The book industry employs smart people who all know their stuff. We all know what we mean when we say “edition”. The trouble is we often mean different things. This tends perhaps to run in companies: what they mean by “impression” in Company A may be different from what they think of in Company B. And books tend to hang around: what now might be described as the first printing, or first edition, may carry on the copyright page something like First impression. On any one day you may look at a book published last week, and another last century, or even the century before. The terminology used today differs from that used 200 years ago. The terminology used in the antiquarian book trade is different from that used in the publishing industry. Publishers reps will tend to use the same terminology as their bookseller customers use, which may not be the same as their editorial or production colleagues mean by the term.

Impressions really means the number of images produced in a single press run. Edition properly means a unique and fixed version of a book. A reprint is a reprint, not a reprint edition. A new edition is a book reprinted with so many changes (The Chicago Manual of Style suggests 20%) that it represents a new book; one which libraries and specialists will feel they have to buy even if they already own the previous version. Less than 20% and the book would be called a reprint with corrections.

When bibliophiles talk about a first edition, what they really mean is the first printing of a book. However Fredson Bowers in Principles of Bibliographical Description (1949) defined an edition is “the whole number of copies printed at any time or times from substantially the same setting of type-pages,” including “all issues and variant states existing within its basic type-setting, as well as all impressions.” This would mean that the 20th printing would still be part of the “first edition” even if a few corrections had been made to the type! Wikipedia has a good article explaining all these nuances and different usages.

With old books printed by letterpress in the early days of print it took so long to complete a run that corrections were often made while the job was still running. Thus the first printing of Shakespeare’s First Folio (see the section “The First Folio and variants”) contains corrections made while the job was on press, so that one “first edition” may well be different from another “first edition”. This allows endless scope for pretty reductive scholarship.
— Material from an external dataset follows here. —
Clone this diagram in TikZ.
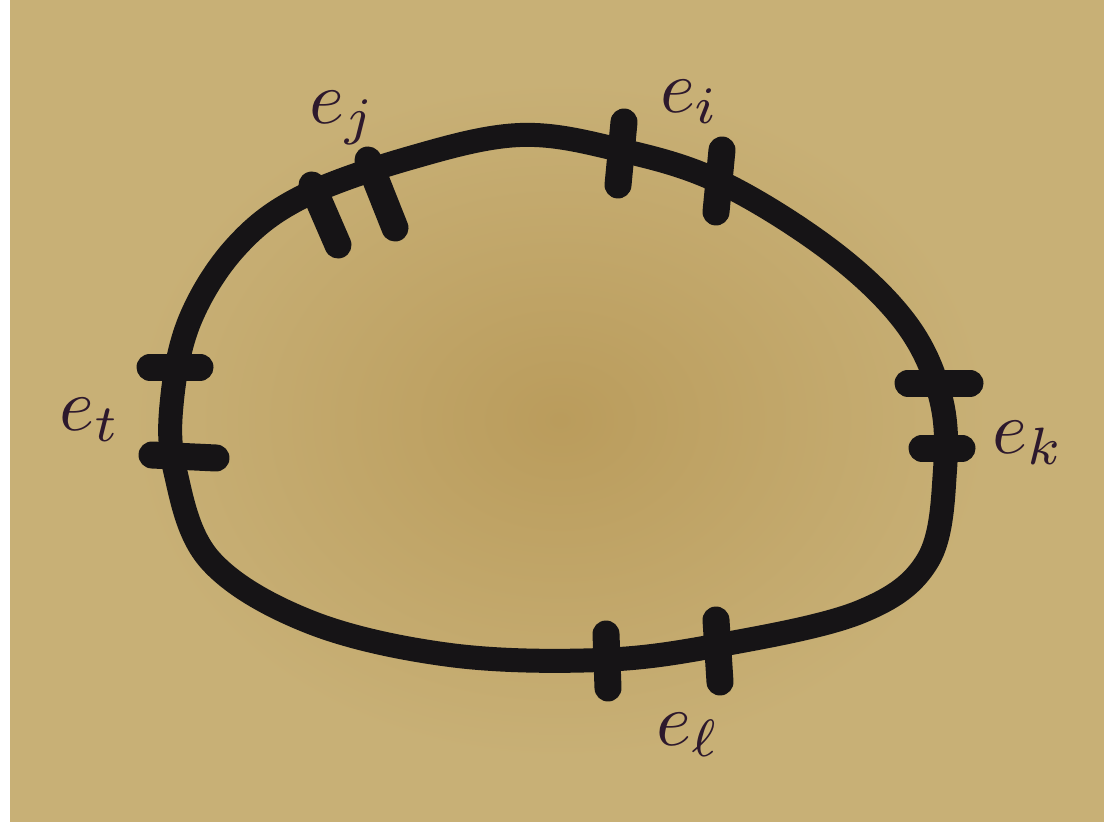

How do you identify a first edition? is answered by Babcock Books here. They give some interesting details about the practice of different publishers, which unsurprisingly has changed already. A recent Knopf book I am looking at carries on its imprint page the following quirky information: “Published October 17, 2013/Reprinted One Time/Third Printing, December 2013”. The way I like to see this would be “First published 2013/Reprinted 2013 (twice)”. As the book goes on the wording might continue “Reprinted 2014/Reprinted with corrections 2015/Second edition 2016” and so on. The reason to supply this information is communication with librarians, bibliographers and scholars — if the message is worth communicating it’ll certainly benefit from clarity and consistency. Those lines of numbers indicating printing number are better than nothing, but barely — and going back to the past, nothing is often what you get. On the other hand, being told the book was published on 17 October may be information overload, but no doubt people at Knopf would disagree with me about that.